## Integrating ASP and CLP systems: Computing answer sets from partially ground programs

##### Zusammenfassung

Answer set programming (ASP) has emerged as a declarative paradigm for knowledge representation and reasoning. In this approach, a logic program is used to represent the knowledge of the domain and various tasks are reduced to computing answer sets of this program. ASP languages A-Prolog and CR-Prolog have been proven as powerful tools for constructing complex reasoning systems. Constraint logic programming (CLP) emerged as an alternate paradigm through the fusion of logic programming and constraint solving. A CLP solver thus integrates resolution techniques from logic programming and constraint solving techniques from constraint satisfaction. While ASP is expressive for knowledge representation and reasoning, CLP solvers are efficient in reasoning with numerical constraints.
Every state-of-the-art ASP solver computes answer sets of programs from their ground equivalents. Though these systems solve large industrial problems, the ground programs become huge and unmanageable. This is especially true when programs contain variables that range over large numerical domains; huge memory requirements eventually force the solvers to fail.
The goal of this research is to address this issue by integrating different types of reasoning techniques to compute answer sets of programs. First, we investigate the integration of answer set reasoning, a form of abduction, and constraint solving techniques. We design a collection of languages, V(C), parameterized over a class C of constraints. An instance ACo from this family is studied as a knowledge representation tool. An algorithm to compute answer sets of ACo programs is developed. An ACo solver is built that computes answer sets from partially ground programs. The use of this language and the efficiency of the solver are demonstrated.

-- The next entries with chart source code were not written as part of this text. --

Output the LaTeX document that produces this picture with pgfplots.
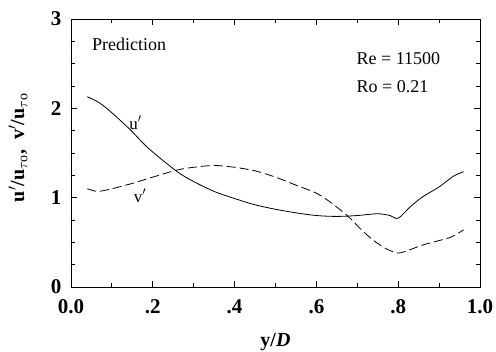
\documentclass[border=0pt]{standalone}
\usepackage{fontspec}
\setmainfont{Liberation Serif}
\usepackage{pgfplots}
\pgfplotsset{compat=1.18}

\begin{document}
\begin{tikzpicture}
\path[use as bounding box] (-71pt,-65pt) rectangle (425pt,287pt);
\begin{axis}[
  at={(0,0)}, anchor=south west,
  scale only axis,
  width=409pt, height=268pt,
  xmin=0, xmax=1, ymin=0, ymax=3,
  xtick={0,0.2,0.4,0.6,0.8,1.0},
  xticklabels={0.0,.2,.4,.6,.8,1.0},
  ytick={0,1,2,3},
  minor xtick={0.1,0.3,0.5,0.7,0.9},
  minor ytick={0.25,0.5,0.75,1.25,1.5,1.75,2.25,2.5,2.75},
  tick align=inside,
  major tick length=6pt,
  minor tick length=4pt,
  axis line style={line width=0.9pt},
  every tick/.style={line width=0.8pt, black},
  /pgf/number format/assume math mode=true,
  tick label style={font=\fontsize{21}{24}\selectfont\bfseries},
  xticklabel style={yshift=-9pt},
  yticklabel style={xshift=-6pt},
  xlabel={\bfseries y/\textit{D}},
  xlabel style={font=\fontsize{20}{22}\selectfont, at={(axis description cs:0.5,0)}, anchor=north, yshift=-43pt},
  ylabel={\bfseries u$'$/u$_{\tau\mathrm{o}}$,\ \ v$'$/u$_{\tau\mathrm{o}}$},
  ylabel style={font=\fontsize{20}{22}\selectfont, at={(axis description cs:0,0.52)}, anchor=south, yshift=40pt},
]
% streamwise fluctuation
\addplot[black, line width=0.8pt, smooth, tension=0.5] coordinates {
 (0.04,2.13) (0.07,2.06) (0.10,1.95) (0.145,1.76) (0.19,1.55) (0.26,1.29)
 (0.30,1.18) (0.35,1.07) (0.40,0.99) (0.45,0.92) (0.50,0.87) (0.55,0.83)
 (0.60,0.80) (0.65,0.79) (0.70,0.80) (0.75,0.82) (0.78,0.80) (0.80,0.77)
 (0.83,0.90) (0.86,1.01) (0.90,1.12) (0.935,1.24) (0.96,1.29)
};
% cross-stream fluctuation
\addplot[black, line width=0.8pt, dash pattern=on 9pt off 4pt, smooth, tension=0.5] coordinates {
 (0.04,1.10) (0.065,1.07) (0.10,1.10) (0.15,1.16) (0.20,1.23) (0.26,1.31)
 (0.30,1.34) (0.35,1.36) (0.40,1.34) (0.45,1.30) (0.50,1.23) (0.55,1.14)
 (0.60,1.05) (0.64,0.93) (0.68,0.78) (0.71,0.64) (0.74,0.52) (0.77,0.43)
 (0.80,0.38) (0.83,0.42) (0.86,0.47) (0.90,0.52) (0.93,0.56) (0.96,0.64)
};
\node[anchor=west, font=\fontsize{18}{20}\selectfont] at (axis cs:0.043,2.72) {Prediction};
\node[anchor=west, font=\fontsize{18}{20}\selectfont] at (axis cs:0.69,2.56) {Re = 11500};
\node[anchor=west, font=\fontsize{18}{20}\selectfont] at (axis cs:0.69,2.24) {Ro = 0.21};
\node[font=\fontsize{17}{20}\selectfont] at (axis cs:0.158,1.84) {u$'$};
\node[font=\fontsize{17}{20}\selectfont] at (axis cs:0.169,1.02) {v$'$};
\end{axis}
\end{tikzpicture}
\end{document}
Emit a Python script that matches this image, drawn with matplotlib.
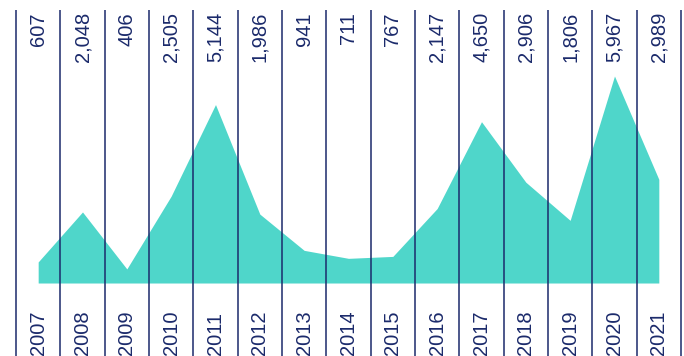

We extend our investigation to develop methods to include resolution techniques. We design a collection of languages AC(C) parameterized over a class C of constraints. We develop an algorithm to compute answer sets of AC(C) programs from their partial ground instances by integrating the four reasoning techniques and prove correctness. A solver is built to compute answer sets for a class of AC(C) programs.
Our work is a significant step to declaratively solve problems that cannot be solved by pure ASP or CLP solvers. The solvers built are the first to tightly integrate different reasoning techniques to compute answer sets from partial ground programs.